Où sont donc les rabbins qui louent Dieu d’être l’élu ? Je me demande si Dieu a choisi les Juifs pour mutiler, massacrer et tuer d’autres personnes. L’État d’Israël bâti sur les cendres des Juifs ayant péri lors de l’Holocauste a-t-il aujourd’hui la justification morale de perpétrer un génocide contre des hommes, des femmes et des enfants innocents ?

Où sont les partis de l’opposition israélienne, qui restent paralysés et confortablement engourdis ? Pourquoi ne crient-ils pas et ne protestent-ils pas contre ce gouvernement maléfique qui détruit les fondements mêmes d’un pays qui a sacrifié son âme sur l’autel du gouvernement le plus vil de l’histoire d’Israël ?

Où sont les universitaires, les professeurs et les étudiants qui devraient défendre la morale à tout prix ? Pourquoi ont-ils enfoui leurs voix parmi les milliers de Palestiniens enterrés sans laisser de traces ?

Et qu’est-il arrivé à cette armée que l’on qualifie d’armée « la plus morale du monde » ? Les Forces de défense israéliennes, si fières de défendre leur pays, sont aujourd’hui les plus dépravées et commettent des crimes d’une cruauté, d’une impitoyabilité et d’une sauvagerie innommables.

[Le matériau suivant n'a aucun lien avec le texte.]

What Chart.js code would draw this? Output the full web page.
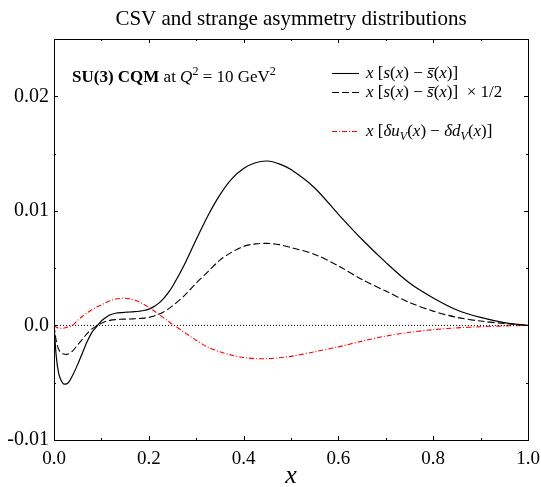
<!DOCTYPE html>
<html>
<head>
<meta charset="utf-8">
<script src="https://cdn.jsdelivr.net/npm/chart.js@4/dist/chart.umd.min.js"></script>
<style>
  html, body { margin: 0; padding: 0; background: #fff; }
  #wrap { width: 541px; height: 487px; }
</style>
</head>
<body>
<div id="wrap"><canvas id="c" width="541" height="487"></canvas></div>
<script>
// Momentum fraction grid shared by all curves
const xGrid = [
  0, 0.005, 0.01, 0.015, 0.02,
  0.03, 0.04, 0.05, 0.06, 0.07, 0.08, 0.09, 0.10, 0.11, 0.12, 0.13, 0.14, 0.15,
  0.16, 0.17, 0.18, 0.19, 0.20, 0.21, 0.22, 0.23, 0.24, 0.25,
  0.275, 0.30, 0.325, 0.35, 0.375, 0.40, 0.425, 0.45, 0.475, 0.50,
  0.55, 0.60, 0.65, 0.70, 0.75, 0.80, 0.85, 0.90, 0.95, 1.00
];

// x[s(x) - sbar(x)]
const strangeAsym = [
  0, -0.0028, -0.0042, -0.0048, -0.0051,
  -0.0050, -0.0043, -0.0034, -0.0024, -0.0014, -0.0006, -0.0001, 0.0004, 0.00072, 0.00095, 0.00106, 0.00112, 0.00115,
  0.00117, 0.0012, 0.00124, 0.0013, 0.00142, 0.00162, 0.0019, 0.0023, 0.0028, 0.0034,
  0.0053, 0.0075, 0.0096, 0.0114, 0.0128, 0.0137, 0.0142, 0.01435, 0.0141, 0.0136,
  0.0120, 0.0097, 0.0075, 0.0055, 0.0037, 0.0024, 0.00135, 0.0007, 0.00025, 0
];

// x[s(x) - sbar(x)] x 1/2
const strangeAsymHalf = [
  0, -0.0014, -0.0021, -0.0024, -0.0025,
  -0.0025, -0.0022, -0.0017, -0.0012, -0.0007, -0.0003, -0.00005, 0.0002, 0.00036, 0.00046, 0.00051, 0.00054, 0.00055,
  0.00056, 0.00058, 0.0006, 0.00064, 0.0007, 0.0008, 0.00095, 0.00115, 0.0014, 0.0017,
  0.0026, 0.0037, 0.0047, 0.0057, 0.0064, 0.0069, 0.00712, 0.00716, 0.00705, 0.0068,
  0.0062, 0.0052, 0.0040, 0.0030, 0.0020, 0.00125, 0.0007, 0.00038, 0.00017, 0
];

// x[delta u_V(x) - delta d_V(x)]
const csvValence = [
  0, -0.00015, -0.00022, -0.00025, -0.00024,
  -0.00014, 0.00003, 0.00045, 0.0008, 0.0011, 0.00137, 0.0016, 0.0018, 0.002, 0.00218, 0.0023, 0.00236, 0.00237,
  0.00232, 0.00222, 0.00205, 0.00183, 0.00158, 0.0013, 0.001, 0.0007, 0.0004, 0.0001,
  -0.0006, -0.0013, -0.0019, -0.0023, -0.0026, -0.0028, -0.0029, -0.0029, -0.00282, -0.0027,
  -0.0023, -0.00187, -0.00137, -0.00093, -0.0006, -0.00037, -0.00021, -0.00011, -0.00004, 0
];

const zeroLineX = [0, 1];
const zeroLineY = [0, 0];

const xTickValues = [0, 0.2, 0.4, 0.6, 0.8, 1.0];
const xTickLabels = ['0.0', '0.2', '0.4', '0.6', '0.8', '1.0'];
const yTickValues = [-0.01, 0, 0.01, 0.02];
const yTickLabels = ['-0.01', '0.0', '0.01', '0.02'];

const SERIF = '"Liberation Serif", "Times New Roman", serif';

function pts(xs, ys) { return xs.map((x, i) => ({ x: x, y: ys[i] })); }

function labelFor(values, labels, v) {
  for (let i = 0; i < values.length; i++) {
    if (Math.abs(values[i] - v) < 1e-9) return labels[i];
  }
  return '';
}

// draws a sequence of text runs (italic / bold / sub / sup / overline)
function drawRuns(ctx, x, y, runs, size) {
  let cx = x;
  ctx.textAlign = 'left';
  ctx.textBaseline = 'alphabetic';
  for (const r of runs) {
    const s = (r.sup || r.sub) ? Math.round(size * 0.7) : size;
    ctx.font = (r.i ? 'italic ' : '') + (r.b ? 'bold ' : '') + s + 'px ' + SERIF;
    const dy = r.sup ? -size * 0.42 : (r.sub ? size * 0.22 : 0);
    ctx.fillText(r.t, cx, y + dy);
    const w = ctx.measureText(r.t).width;
    if (r.over) {
      ctx.save();
      ctx.lineWidth = 1;
      ctx.beginPath();
      ctx.moveTo(cx + 1.5, y - size * 0.56);
      ctx.lineTo(cx + w + 1, y - size * 0.56);
      ctx.stroke();
      ctx.restore();
    }
    cx += w + (r.gap || 0);
  }
}

const legendRows = [
  { y: 73, color: '#000', dash: [], runs: [
    { t: 'x', i: true }, { t: ' [' }, { t: 's', i: true }, { t: '(' }, { t: 'x', i: true }, { t: ') \u2212 ' },
    { t: 's', i: true, over: true }, { t: '(' }, { t: 'x', i: true }, { t: ')]' }
  ]},
  { y: 92, color: '#000', dash: [7, 3], runs: [
    { t: 'x', i: true }, { t: ' [' }, { t: 's', i: true }, { t: '(' }, { t: 'x', i: true }, { t: ') \u2212 ' },
    { t: 's', i: true, over: true }, { t: '(' }, { t: 'x', i: true }, { t: ')]  \u00d7 1/2' }
  ]},
  { y: 131, color: 'rgb(255,0,0)', dash: [5, 2, 1, 2], runs: [
    { t: 'x', i: true }, { t: ' [' }, { t: '\u03b4u', i: true }, { t: 'V', i: true, sub: true }, { t: '(' },
    { t: 'x', i: true }, { t: ') \u2212 ' }, { t: '\u03b4d', i: true }, { t: 'V', i: true, sub: true },
    { t: '(' }, { t: 'x', i: true }, { t: ')]' }
  ]}
];

const decorPlugin = {
  id: 'decor',
  afterDraw(chart) {
    const ctx = chart.ctx;
    const a = chart.chartArea;
    const xs = chart.scales.x, ys = chart.scales.y;
    ctx.save();
    // frame
    ctx.strokeStyle = '#000';
    ctx.lineWidth = 1;
    ctx.strokeRect(Math.round(a.left) + 0.5, Math.round(a.top) + 0.5,
                   Math.round(a.right - a.left), Math.round(a.bottom - a.top));
    // inward ticks on all four sides
    ctx.beginPath();
    for (let k = 0; k <= 10; k++) {
      const v = k / 10;
      const px = Math.round(xs.getPixelForValue(v)) + 0.5;
      const len = (k % 2 === 0) ? 4 : 2;
      ctx.moveTo(px, a.bottom); ctx.lineTo(px, a.bottom - len);
      ctx.moveTo(px, a.top); ctx.lineTo(px, a.top + len);
    }
    for (let k = -2; k <= 5; k++) {
      const v = k * 0.005;
      const py = Math.round(ys.getPixelForValue(v)) + 0.5;
      const len = (k % 2 === 0) ? 4 : 2;
      ctx.moveTo(a.left, py); ctx.lineTo(a.left + len, py);
      ctx.moveTo(a.right, py); ctx.lineTo(a.right - len, py);
    }
    ctx.stroke();

    // title
    ctx.fillStyle = '#000';
    ctx.font = '21px ' + SERIF;
    ctx.textAlign = 'center';
    ctx.textBaseline = 'alphabetic';
    ctx.fillText('CSV and strange asymmetry distributions', (a.left + a.right) / 2, 25);

    // model annotation
    drawRuns(ctx, 72, 82, [
      { t: 'SU(3) CQM', b: true }, { t: ' at ' }, { t: 'Q', i: true }, { t: '2', sup: true },
      { t: ' = 10 GeV' }, { t: '2', sup: true }
    ], 17);

    // legend
    for (const row of legendRows) {
      ctx.save();
      ctx.strokeStyle = row.color;
      ctx.lineWidth = 1.1;
      ctx.setLineDash(row.dash);
      ctx.beginPath();
      ctx.moveTo(332, row.y + 0.5);
      ctx.lineTo(359, row.y + 0.5);
      ctx.stroke();
      ctx.restore();
      ctx.fillStyle = '#000';
      ctx.strokeStyle = '#000';
      drawRuns(ctx, 366, row.y + 5, row.runs, 17);
    }
    ctx.restore();
  }
};

new Chart(document.getElementById('c'), {
  type: 'line',
  data: {
    datasets: [
      { label: 'zero', data: pts(zeroLineX, zeroLineY), borderColor: '#000', borderWidth: 1,
        borderDash: [1, 2], pointRadius: 0, tension: 0 },
      { label: 'x[\u03b4u_V(x) \u2212 \u03b4d_V(x)]', data: pts(xGrid, csvValence), borderColor: 'rgb(255,0,0)',
        borderWidth: 1.1, borderDash: [5, 2, 1, 2], pointRadius: 0, tension: 0.3 },
      { label: 'x[s(x) \u2212 s\u0304(x)] \u00d7 1/2', data: pts(xGrid, strangeAsymHalf), borderColor: '#000',
        borderWidth: 1.1, borderDash: [7, 3], pointRadius: 0, tension: 0.3 },
      { label: 'x[s(x) \u2212 s\u0304(x)]', data: pts(xGrid, strangeAsym), borderColor: '#000',
        borderWidth: 1.2, pointRadius: 0, tension: 0.3 }
    ]
  },
  options: {
    responsive: false,
    animation: false,
    devicePixelRatio: 1,
    layout: { padding: { top: 39, right: 13, left: 0, bottom: 0 } },
    plugins: { legend: { display: false }, title: { display: false }, tooltip: { enabled: false } },
    scales: {
      x: {
        type: 'linear', min: 0, max: 1,
        grid: { display: false, drawTicks: false },
        border: { display: false },
        ticks: {
          stepSize: 0.2, padding: 8, color: '#000', maxRotation: 0,
          font: { family: SERIF, size: 19 },
          callback: (v) => labelFor(xTickValues, xTickLabels, v)
        },
        title: { display: true, text: 'x', color: '#000', padding: { top: 0, bottom: 0 },
                 font: { family: SERIF, size: 26, style: 'italic', lineHeight: 0.8 } },
        afterFit(s) { s.height = 47; s.paddingLeft = 0; s.paddingRight = 0; }
      },
      y: {
        type: 'linear', min: -0.01, max: 0.025,
        grid: { display: false, drawTicks: false },
        border: { display: false },
        ticks: {
          stepSize: 0.01, padding: 5, color: '#000',
          font: { family: SERIF, size: 20 },
          callback: (v) => labelFor(yTickValues, yTickLabels, v)
        },
        afterFit(s) { s.width = 54; s.paddingTop = 0; s.paddingBottom = 0; }
      }
    }
  },
  plugins: [decorPlugin]
});
</script>
</body>
</html>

Ces soldats se battent sous une fausse bannière ; ils croient sauver le pays d’un ennemi mortel alors qu’en fait, ils détruisent Israël de l’intérieur, abandonnant leur pays en quête de salut pour les générations à venir.

J’ai été élevé par des parents qui m’ont inculqué le sens de l’entraide et de la compassion, qui m’ont appris à prêter main-forte aux personnes dans le besoin, à partager ma nourriture avec celles et ceux qui ont faim, et à ne jamais haïr ou mépriser autrui. Ces valeurs ne m’ont jamais quitté et sont de véritables idéaux pour moi. Elles me permettent de tenir dans les moments de perte, de souffrance, de chagrin, d’espoir et d’angoisse, quand je ne sais pas de quoi demain sera fait.

Un jour, j’ai demandé à ma mère : « Maman, que dois-je faire avec les personnes qui me détestent et qui me veulent du mal uniquement à cause de ce que je suis ? » Après une seconde de réflexion, elle m’a dit : « Mon fils, si une brute te fait du mal, défends-toi, mais n’en deviens jamais une toi-même. Car si tu deviens toi-même une brute, tu auras perdu ton humanité et tu n’auras plus guère de raisons de vivre. » Et, après un autre silence, elle a ajouté : « N’oublie pas, mon fils, que prendre un œil pour un œil nous rend tous aveugles. »

Tant d’Israéliens m’ont lancé en pleine face que nous devrions tuer tous les enfants palestiniens de Gaza sous prétexte que, lorsqu’ils seraient adultes, ils deviendraient des terroristes déterminés à nous terroriser aussi longtemps qu’ils vivraient, et que nous devrions tous les tuer pour empêcher que cela se produise. Ces personnes sont complètement malades, dérangées et folles. Leur est-il venu à l’esprit que ce qu’Israël inflige aujourd’hui à la population palestinienne incitera la prochaine génération de Palestiniens à devenir des terroristes parce qu’ils n’auront plus rien à perdre et que la vengeance sera leur seule raison de vivre ?

Israël a perdu ses valeurs juives, sa conscience, sa morale, son sens de l’ordre et sa raison d’être. L’attaque sauvage du Hamas contre Israël est inadmissible et inacceptable. Mais la réaction de l’État hébreu au massacre du Hamas m’a précisément rappelé ce que ma mère m’a toujours enseigné : si une brute te fait du mal, n’en deviens jamais une, car tu n’auras plus aucune raison de vivre.

Lorsque cette horrible guerre sera terminée, Israël ne sera plus jamais le même. Il s’est stigmatisé pour les générations à venir, a infligé des dommages irréparables à la communauté juive mondiale, a intensifié la montée de l’antisémitisme qui a atteint de nouveaux sommets et a trahi tout ce que ses fondateurs défendaient. Et surtout, Israël a perdu son âme et pourrait ne jamais sortir de l’abîme.